The partnership reiterates the Energy Commission's support of developing new, cleaner technologies to reduce the state's dependence on fossil fuels. Reducing gasoline use not only limits dependence on oil, but also decreases greenhouse gas emissions. Forty-one percent of all greenhouse gas emissions that contribute to global climate change come from the burning of fossil fuels in the transportation sector.
In December 2006, the Commission awarded $3 million to UC-Davis to fund a plug-in hybrid electric vehicle (PHEV) research center. The purpose and goals of the center are to enhance the commercial viability of plug-in hybrid electric vehicles; provide timely and valuable information for policy makers, industry leaders, consumers, and the environmental community on strategies for PHEVs to address California's transportation energy challenges; and support PHEV demonstration and related efforts in California.
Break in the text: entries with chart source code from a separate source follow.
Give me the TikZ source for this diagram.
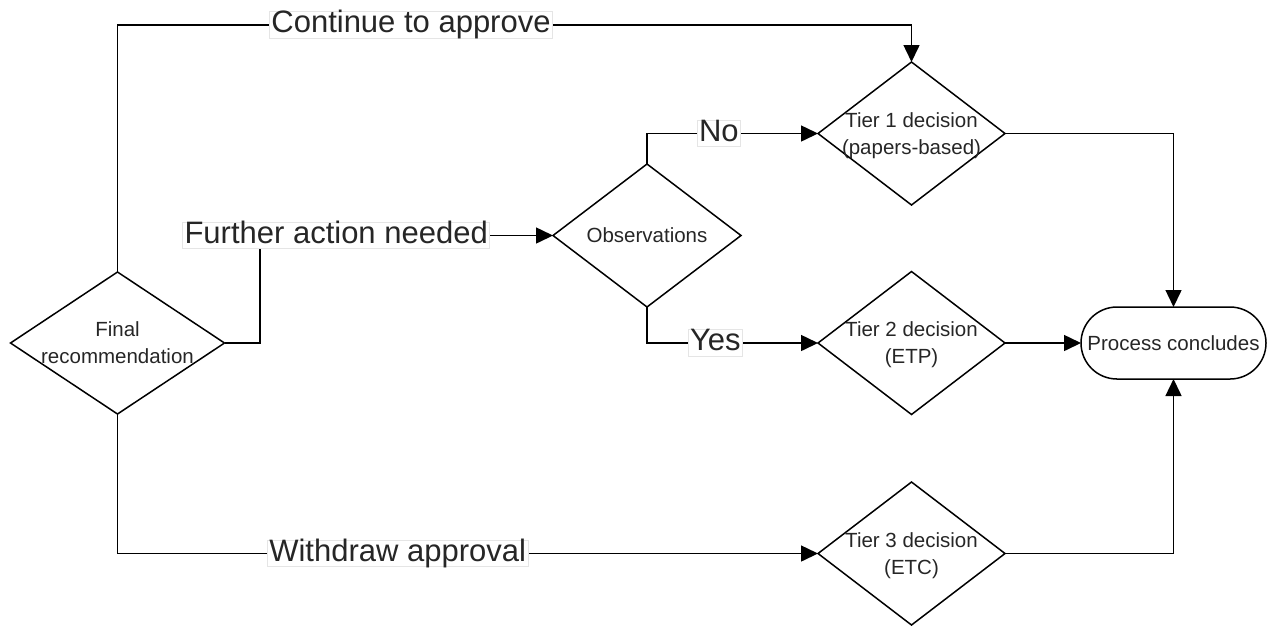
\documentclass[tikz,border=0pt]{standalone}
\usepackage{fontspec}
\setmainfont{Liberation Sans}
\usetikzlibrary{shapes.geometric, arrows.meta}

\begin{document}
\begin{tikzpicture}[x=0.5pt, y=-0.5pt, line width=0.75pt,
    every node/.style={inner sep=0, outer sep=0},
    decision/.style={draw, diamond, minimum width=93.5pt, minimum height=71.5pt},
    txt/.style={font=\fontsize{10.25pt}{13.5pt}\selectfont, align=center, text=black!85},
    lbl/.style={fill=white, draw=black!10, line width=0.4pt, inner sep=1pt, text=black!85, font=\fontsize{15.5pt}{18pt}\selectfont, text height=0.95em, text depth=0.17em},
    arr/.style={-{Triangle[length=8.5pt, width=8pt]}}]
    \useasboundingbox (0,0) rectangle (1267,628);
    % decisions
    \node [decision, minimum width=107pt, minimum height=71pt, label={[txt]center:Final\\recommendation}] (fin) at (117.5,343) {};
    \node [decision, minimum width=94pt, label={[txt]center:Observations}] (obs) at (647,235.5) {};
    \node [decision, label={[txt, yshift=-1pt]center:Tier 1 decision\\(papers-based)}] (t1) at (911.5,133.5) {};
    \node [decision, label={[txt, yshift=-1pt]center:Tier 2 decision\\(ETP)}] (t2) at (911.5,343) {};
    \node [decision, label={[txt, yshift=-1pt]center:Tier 3 decision\\(ETC)}] (t3) at (911.5,553.5) {};
    \node [draw, rounded corners=18pt, minimum width=92.5pt, minimum height=36pt, txt] (end) at (1173.5,343) {Process concludes};
    % edges
    \draw [arr] (fin.north) |- (411,25) node [lbl] {Continue to approve} -| (t1.north);
    \draw [arr] (fin.east) -| (260,235.5) -- (obs.west) node [lbl, pos=0.26] {Further action needed};
    \draw [arr] (obs.north) |- (t1.west) node [lbl, pos=0.71] {No};
    \draw [arr] (obs.south) |- (t2.west) node [lbl, pos=0.70] {Yes};
    \draw [arr] (fin.south) |- (t3.west) node [lbl, pos=0.70] {Withdraw approval};
    \draw [arr] (t1.east) -| (end.north);
    \draw [arr] (t2.east) -- (end.west);
    \draw [arr] (t3.east) -| (end.south);
\end{tikzpicture}
\end{document}
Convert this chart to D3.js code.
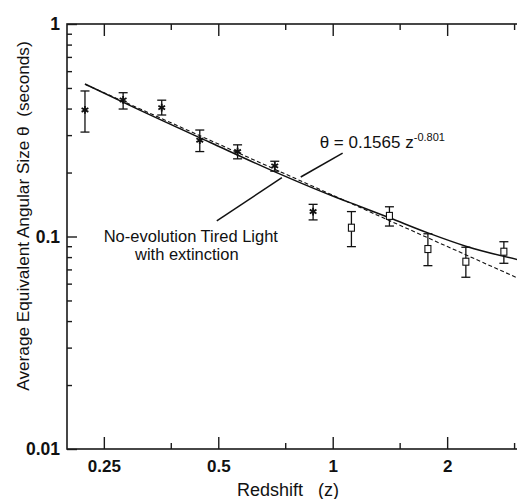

The funds will be allocated over three years and be based at the UCD Institute of Transportation Studies.
The PHEV Research Center also meets several strategic objectives for accomplishing a clean and diverse transportation system in California by addressing the need for improving transportation efficiency; supporting the development of alternative transportation fuel supplies; and developing the knowledge and analytical tools for a comprehensive transportation policy benefitting California's electricity system.
The Energy Commission's funding support comes from the Commission's Public Interest Energy Research (PIER) program. The PIER program, the largest in the nation, awards up to $84 million to conduct energy research annually. The program supports energy research, development and demonstration projects that improve the quality of life in California.
Created by the Legislature in 1974, the California Energy Commission is the state's primary energy policy and planning agency. The Energy Commission has five major responsibilities: forecasting future energy needs and keeping historical energy data; licensing thermal power plants 50 megawatts or larger; promoting energy efficiency through appliance and building standards; developing energy technologies and supporting renewable energy; an planning for and directing state response to energy emergency.
Members of the Energy Commission are Chairman Jackalyne Pfannenstiel; Vice Chair James D. Boyd; Commissioners Jeffrey Byron; John Geesman; and Dr. Arthur H. Rosenfeld.